Copy exactly the lines from the start of the material through the line with "(0,0) rectangle (763,401);". Pictures stay out of the copy.

---- Data excerpt

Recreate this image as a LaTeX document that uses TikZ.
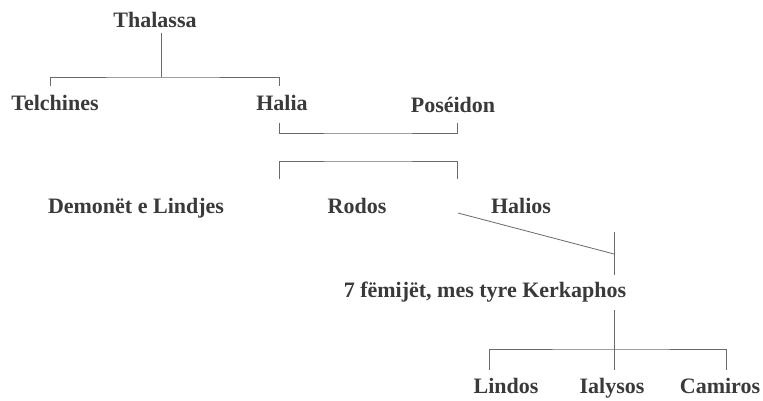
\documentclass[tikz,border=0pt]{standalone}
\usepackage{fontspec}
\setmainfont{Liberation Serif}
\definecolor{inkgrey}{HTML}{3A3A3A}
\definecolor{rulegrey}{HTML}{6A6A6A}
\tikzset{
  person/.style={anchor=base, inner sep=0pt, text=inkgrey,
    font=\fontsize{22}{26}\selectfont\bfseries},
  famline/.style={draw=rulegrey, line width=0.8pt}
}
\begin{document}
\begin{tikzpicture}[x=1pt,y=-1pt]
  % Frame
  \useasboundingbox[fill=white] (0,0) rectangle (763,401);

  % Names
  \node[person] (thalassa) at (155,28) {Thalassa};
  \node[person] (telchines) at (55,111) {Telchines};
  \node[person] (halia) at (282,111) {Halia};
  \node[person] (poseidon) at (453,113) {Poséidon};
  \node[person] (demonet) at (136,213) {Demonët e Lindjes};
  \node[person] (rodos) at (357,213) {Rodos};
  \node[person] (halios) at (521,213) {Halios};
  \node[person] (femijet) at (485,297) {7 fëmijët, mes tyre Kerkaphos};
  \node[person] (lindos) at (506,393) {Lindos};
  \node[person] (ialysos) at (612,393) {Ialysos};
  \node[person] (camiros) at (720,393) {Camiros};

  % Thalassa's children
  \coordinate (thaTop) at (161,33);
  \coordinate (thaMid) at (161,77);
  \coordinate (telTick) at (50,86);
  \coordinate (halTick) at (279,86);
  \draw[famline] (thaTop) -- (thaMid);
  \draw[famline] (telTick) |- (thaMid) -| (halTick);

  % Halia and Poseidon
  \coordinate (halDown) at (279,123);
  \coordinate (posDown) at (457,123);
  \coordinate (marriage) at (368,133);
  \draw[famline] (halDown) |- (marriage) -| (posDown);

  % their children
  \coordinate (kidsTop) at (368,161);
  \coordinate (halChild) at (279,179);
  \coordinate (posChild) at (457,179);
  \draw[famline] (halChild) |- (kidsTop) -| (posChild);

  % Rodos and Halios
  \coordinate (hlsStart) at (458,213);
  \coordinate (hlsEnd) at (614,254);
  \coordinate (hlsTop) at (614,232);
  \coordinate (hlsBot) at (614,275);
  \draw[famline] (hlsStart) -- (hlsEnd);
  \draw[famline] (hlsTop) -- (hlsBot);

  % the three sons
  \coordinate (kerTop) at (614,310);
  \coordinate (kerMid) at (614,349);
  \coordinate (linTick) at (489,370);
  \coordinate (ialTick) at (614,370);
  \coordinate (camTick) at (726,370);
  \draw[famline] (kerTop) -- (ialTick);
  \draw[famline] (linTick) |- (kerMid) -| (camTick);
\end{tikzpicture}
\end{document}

--------

Written response -
Recreate this image as a LaTeX document that uses TikZ.
\documentclass[tikz,border=0pt]{standalone}
\usepackage{fontspec}
\setmainfont{Liberation Serif}
\definecolor{inkgrey}{HTML}{3A3A3A}
\definecolor{rulegrey}{HTML}{6A6A6A}
\tikzset{
  person/.style={anchor=base, inner sep=0pt, text=inkgrey,
    font=\fontsize{22}{26}\selectfont\bfseries},
  famline/.style={draw=rulegrey, line width=0.8pt}
}
\begin{document}
\begin{tikzpicture}[x=1pt,y=-1pt]
  % Frame
  \useasboundingbox[fill=white] (0,0) rectangle (763,401);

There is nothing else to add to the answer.